Motivation for Sleepycat + MIT hybrid

Matthew Flaschen matthew.flaschen at gatech.edu
Wed Apr 11 22:37:06 UTC 2007


John Cowan wrote:
> Matthew Flaschen scripsit:
> 
>> [The LGPL] can be linked into any program (even proprietary
>> ones), as long as the program's license allows private modification
>> (however, source need not be provided) and reverse engineering for
>> debugging those modifications.  Please read LGPL section 6
>> (http://www.gnu.org/licenses/lgpl.html).
> 
> IMAO, the LGPL is the most incomprehensible widely used FLOSS license
> (the *most* incomprehensible FLOSS license being the Reciprocal Public
> License).

Perhaps, but I believe it serves a necessary purpose.  The MPL's
file-by-file test is certainly simple, but essentially makes the
copyleft worthless (#include anyone?).  The LGPL attempts to preserve it
where possible.

  And while the matter is not subject to proof, I believe
> that most creators of proprietary software either avoid LGPLed code
> because the license is so complicated, or else simply ignore the
> requirements for private modification and reverse engineering.

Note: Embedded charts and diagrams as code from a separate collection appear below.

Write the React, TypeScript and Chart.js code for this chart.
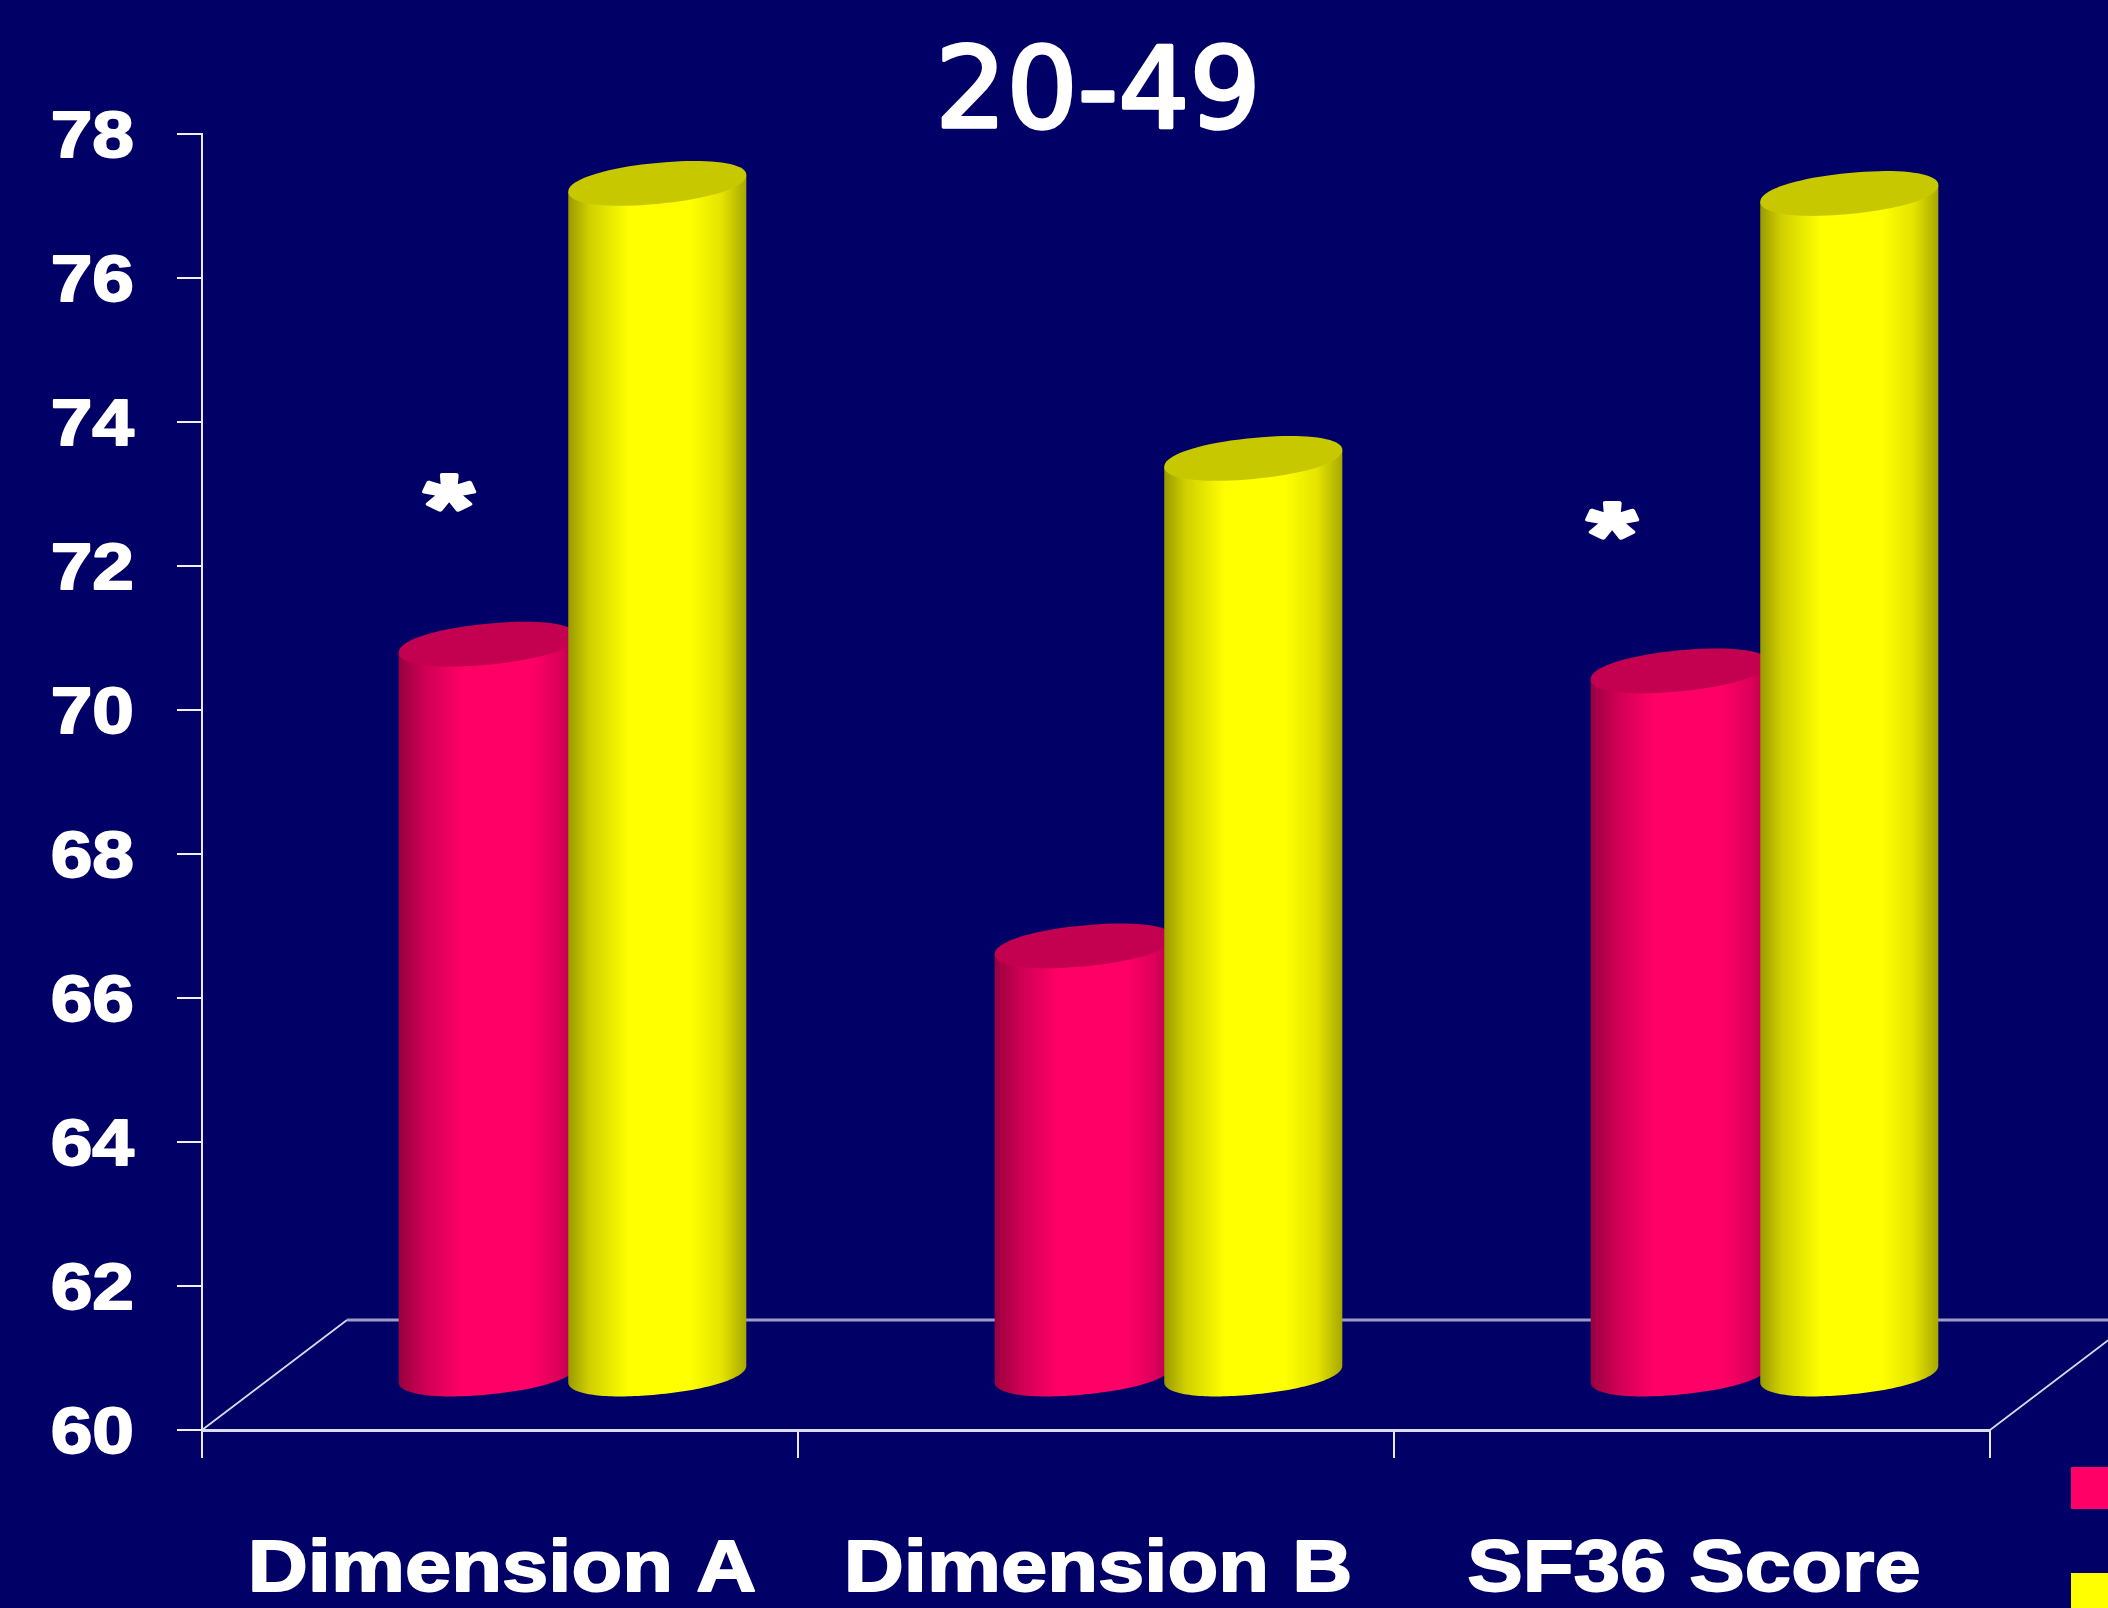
import React, { useEffect, useRef } from "react";
import { Chart, registerables } from "chart.js";

Chart.register(...registerables);

const categories = ["Dimension A", "Dimension B", "SF36 Score"];
const seriesNames = ["Group 1", "Group 2"];
const pinkValues = [70.15, 65.96, 69.78];
const yellowValues = [76.55, 72.73, 76.41];
const baseValue = 60;
const titleText = "20-49";
const starredCategories = ["Dimension A", "SF36 Score"];
const starValues = [72.9, 72.5];

const BG = "#000066";
const DEPTH_X = 145;
const DEPTH_Y = -110;
const TILT = -0.094;
const ELLIPSE_B = 20.5;
const ROUNDNESS = 0.94;

const palettes = [
  {
    body: "#ff0066",
    cap: "#c40050",
    stops: [
      [0, "#98003f"],
      [0.14, "#cc0054"],
      [0.36, "#ff0066"],
      [0.74, "#ff0066"],
      [0.9, "#dc005a"],
      [1, "#b0004a"],
    ],
  },
  {
    body: "#ffff00",
    cap: "#c8c800",
    stops: [
      [0, "#9a9a00"],
      [0.12, "#d0d000"],
      [0.34, "#ffff00"],
      [0.68, "#ffff00"],
      [0.86, "#e4e400"],
      [1, "#a8a800"],
    ],
  },
];

function arcPath(ctx: any, cx: number, cy: number, a: number, from: number, to: number, move = false) {
  const n = 80;
  for (let i = 0; i <= n; i++) {
    const t = from + ((to - from) * i) / n;
    const c = Math.cos(t);
    const s = Math.sin(t);
    const px = a * Math.sign(c) * Math.pow(Math.abs(c), ROUNDNESS);
    const py = ELLIPSE_B * Math.sign(s) * Math.pow(Math.abs(s), ROUNDNESS);
    const x = cx + px;
    const y = cy + TILT * px + py;
    if (i === 0 && move) ctx.moveTo(x, y);
    else ctx.lineTo(x, y);
  }
}

function drawCylinder(ctx: any, bar: any, pal: any) {
  const cx = bar.x + DEPTH_X / 2;
  const top = bar.y + DEPTH_Y / 2;
  const base = bar.base + DEPTH_Y / 2;
  const a = bar.width / 2;
  const g = ctx.createLinearGradient(cx - a, 0, cx + a, 0);
  pal.stops.forEach((s: any) => g.addColorStop(s[0], s[1]));
  ctx.beginPath();
  ctx.moveTo(cx - a, top - TILT * a);
  ctx.lineTo(cx - a, base - TILT * a);
  arcPath(ctx, cx, base, a, Math.PI, 0);
  ctx.lineTo(cx + a, top + TILT * a);
  ctx.closePath();
  ctx.fillStyle = g;
  ctx.fill();
  ctx.beginPath();
  arcPath(ctx, cx, top, a, 0, Math.PI * 2, true);
  ctx.closePath();
  ctx.fillStyle = pal.cap;
  ctx.fill();
}

function stretchedText(ctx: any, text: string, x: number, y: number, font: string, sx: number, stroke: number, align: CanvasTextAlign) {
  ctx.save();
  ctx.translate(x, y);
  ctx.scale(sx, 1);
  ctx.font = font;
  ctx.textAlign = align;
  ctx.textBaseline = "middle";
  ctx.fillStyle = "#ffffff";
  ctx.strokeStyle = "#ffffff";
  ctx.lineJoin = "round";
  ctx.lineWidth = stroke;
  if (stroke > 0) ctx.strokeText(text, 0, 0);
  ctx.fillText(text, 0, 0);
  ctx.restore();
}

const cylinderPlugin = {
  id: "cylinders",
  beforeDatasetsDraw(chart: any) {
    const { ctx, chartArea: ca } = chart;
    ctx.save();
    ctx.strokeStyle = "#d8d8ec";
    ctx.lineWidth = 1.8;
    ctx.beginPath();
    ctx.moveTo(ca.left, ca.bottom);
    ctx.lineTo(ca.left + DEPTH_X, ca.bottom + DEPTH_Y);
    ctx.moveTo(ca.right, ca.bottom);
    ctx.lineTo(ca.right + DEPTH_X, ca.bottom + DEPTH_Y);
    ctx.stroke();
    ctx.strokeStyle = "#9c9cc8";
    ctx.lineWidth = 3;
    ctx.beginPath();
    ctx.moveTo(ca.left + DEPTH_X, ca.bottom + DEPTH_Y);
    ctx.lineTo(ca.right + DEPTH_X, ca.bottom + DEPTH_Y);
    ctx.stroke();
    categories.forEach((_, i) => {
      [0, 1].forEach((d) => {
        const bar = chart.getDatasetMeta(d).data[i];
        drawCylinder(ctx, bar.getProps(["x", "y", "base", "width"], true), palettes[d]);
      });
    });
    ctx.restore();
  },
  beforeDatasetDraw() {
    return false;
  },
  afterDraw(chart: any) {
    const { ctx, scales } = chart;
    const xs = scales.x;
    const ys = scales.y;
    ctx.save();
    ys.ticks.forEach((t: any, i: number) => {
      stretchedText(ctx, String(t.label), 134, ys.getPixelForTick(i) + 5, 'bold 64px "Liberation Sans"', 1.17, 1.8, "right");
    });
    categories.forEach((c, i) => {
      stretchedText(ctx, c, xs.getPixelForTick(i) + 2, 1571, 'bold 73px "Liberation Sans"', 1.14, 1.8, "center");
    });
    stretchedText(ctx, titleText, (chart.chartArea.left + chart.chartArea.right) / 2 + 2, 98, '112px "DejaVu Sans"', 1, 3.5, "center");
    starredCategories.forEach((c, i) => {
      const idx = categories.indexOf(c);
      const x = xs.getPixelForTick(idx) - (i ? 80 : 51);
      stretchedText(ctx, "*", x, ys.getPixelForValue(starValues[i]) + 12, 'bold 92px "Liberation Sans"', 1.37, 4, "center");
    });
    // legend swatches, cut by the page edge
    ctx.fillStyle = chart.data.datasets[0].backgroundColor;
    ctx.fillRect(2071, 1467, 37, 42);
    ctx.fillStyle = chart.data.datasets[1].backgroundColor;
    ctx.fillRect(2071, 1573, 37, 35);
    ctx.restore();
  },
};

export default function App() {
  const ref = useRef<HTMLCanvasElement>(null);
  useEffect(() => {
    const chart = new Chart(ref.current as HTMLCanvasElement, {
      type: "bar",
      data: {
        labels: categories,
        datasets: [
          { label: seriesNames[0], data: pinkValues, backgroundColor: palettes[0].body, base: baseValue },
          { label: seriesNames[1], data: yellowValues, backgroundColor: palettes[1].body, base: baseValue },
        ],
      },
      options: {
        animation: false,
        responsive: false,
        devicePixelRatio: 1,
        layout: { padding: { left: 177, top: 134, right: 118, bottom: 150 } },
        datasets: { bar: { categoryPercentage: 0.569, barPercentage: 1.05 } },
        plugins: { legend: { display: false }, title: { display: false }, tooltip: { enabled: false } },
        scales: {
          x: {
            grid: { drawOnChartArea: false, drawTicks: true, tickLength: 28, color: "#e8e8f4", lineWidth: 2 },
            border: { color: "#dcdcf0", width: 3 },
            ticks: { display: false },
          },
          y: {
            min: 60,
            max: 78,
            grid: { drawOnChartArea: false, drawTicks: true, tickLength: 25, color: "#f0f0f8", lineWidth: 2 },
            border: { color: "#e8e8f4", width: 2 },
            ticks: { display: false, stepSize: 2 },
          },
        },
      },
      plugins: [cylinderPlugin],
    } as any);
    return () => chart.destroy();
  }, []);
  return (
    <div style={{ position: "fixed", left: 0, top: 0, width: 2108, height: 1608, background: BG, overflow: "hidden" }}>
      <canvas ref={ref} width={2108} height={1608} style={{ display: "block" }} />
    </div>
  );
}
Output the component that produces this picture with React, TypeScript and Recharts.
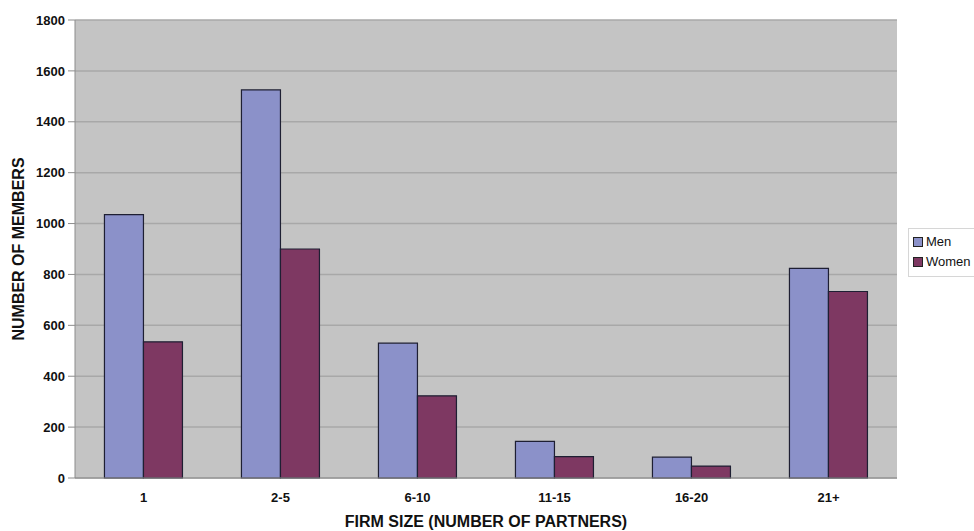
import { BarChart, Bar, XAxis, YAxis, CartesianGrid, Legend } from "recharts"

const firmSizes = ["1", "2-5", "6-10", "11-15", "16-20", "21+"]
const men = [1035, 1525, 530, 144, 82, 824]
const women = [535, 900, 323, 84, 47, 733]
const yTicks = [0, 200, 400, 600, 800, 1000, 1200, 1400, 1600, 1800]

const MEN_FILL = "#8b91c9"
const WOMEN_FILL = "#7e3862"
const FONT = "'Liberation Sans', Arial, sans-serif"

const data = firmSizes.map((size, i) => ({
  size,
  Men: men[i],
  Women: women[i],
}))

const YTitle = ({ viewBox }: any) => {
  const cy = viewBox.y + viewBox.height / 2
  return (
    <text
      x={0}
      y={0}
      transform={`translate(24, ${cy}) rotate(-90)`}
      textAnchor="middle"
      fontSize={16}
      fontWeight="bold"
      fontFamily={FONT}
      fill="#111"
    >
      NUMBER OF MEMBERS
    </text>
  )
}

const XTitle = ({ viewBox }: any) => (
  <text
    x={viewBox.x + viewBox.width / 2}
    y={527}
    textAnchor="middle"
    fontSize={16}
    fontWeight="bold"
    fontFamily={FONT}
    fill="#111"
  >
    FIRM SIZE (NUMBER OF PARTNERS)
  </text>
)

// legend sits in the right margin; its wrapper is zero-sized so the plot keeps its box
const LegendBox = ({ payload }: any) => (
  <div
    style={{
      width: "max-content",
      border: "1px solid #d6d6d6",
      background: "#fff",
      padding: "3px 6px 4px 4px",
      fontFamily: FONT,
      fontSize: 13,
      color: "#111",
      lineHeight: "20px",
    }}
  >
    {payload.map((p: any) => (
      <div key={p.value} style={{ display: "flex", alignItems: "center" }}>
        <span
          style={{
            display: "inline-block",
            width: 8,
            height: 8,
            background: p.color,
            border: "1px solid #222",
            marginRight: 3,
          }}
        />
        {p.value}
      </div>
    ))}
  </div>
)

export default function App() {
  return (
    <div style={{ width: 974, height: 531, background: "#fff", overflow: "hidden" }}>
      <style>{"body{margin:0}"}</style>
      <BarChart
        width={974}
        height={531}
        data={data}
        margin={{ top: 20, right: 77, bottom: 23, left: 0 }}
        barCategoryGap="21.5%"
        barGap={0}
      >
        <CartesianGrid
          vertical={false}
          fill="#c4c4c4"
          fillOpacity={1}
          stroke="#a8a8a8"
          strokeWidth={1.5}
        />
        <XAxis
          dataKey="size"
          height={30}
          tickLine={false}
          tickSize={8}
          tickMargin={7}
          axisLine={{ stroke: "#8c8c8c" }}
          tick={{ fontSize: 13, fontWeight: "bold", fontFamily: FONT, fill: "#111" }}
          label={<XTitle />}
        />
        <YAxis
          width={75}
          domain={[0, 1800]}
          ticks={yTicks}
          interval={0}
          tickSize={7}
          tickMargin={3}
          axisLine={{ stroke: "#8c8c8c" }}
          tickLine={{ stroke: "#8c8c8c" }}
          tick={{ fontSize: 13, fontWeight: "bold", fontFamily: FONT, fill: "#111" }}
          label={<YTitle />}
        />
        <YAxis
          yAxisId="edge"
          orientation="right"
          width={0}
          tick={false}
          tickLine={false}
          axisLine={{ stroke: "#9a9a9a" }}
        />
        <Legend
          layout="vertical"
          align="right"
          verticalAlign="middle"
          content={<LegendBox />}
          wrapperStyle={{ left: 908, top: 228, width: 0, height: 0, overflow: "visible" }}
        />
        <Bar
          dataKey="Men"
          fill={MEN_FILL}
          stroke="#1e1f33"
          strokeWidth={1.2}
          isAnimationActive={false}
        />
        <Bar
          dataKey="Women"
          fill={WOMEN_FILL}
          stroke="#1e1f33"
          strokeWidth={1.2}
          isAnimationActive={false}
        />
      </BarChart>
    </div>
  )
}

It's really not that complicated.  People probably do violate the
private modification and reverse engineering requirements, but they only
take one sentence in the proprietary license to do right.  The hard part
is figuring out the difference between modifying the library and using
it in a new application; there's no easy solution here.

> IOW, the folk theorem about the LGPL is "Just like the GPL, except
> you can use it in proprietary stuff too."

That is true to an unfortunate extent.  Education is the answer.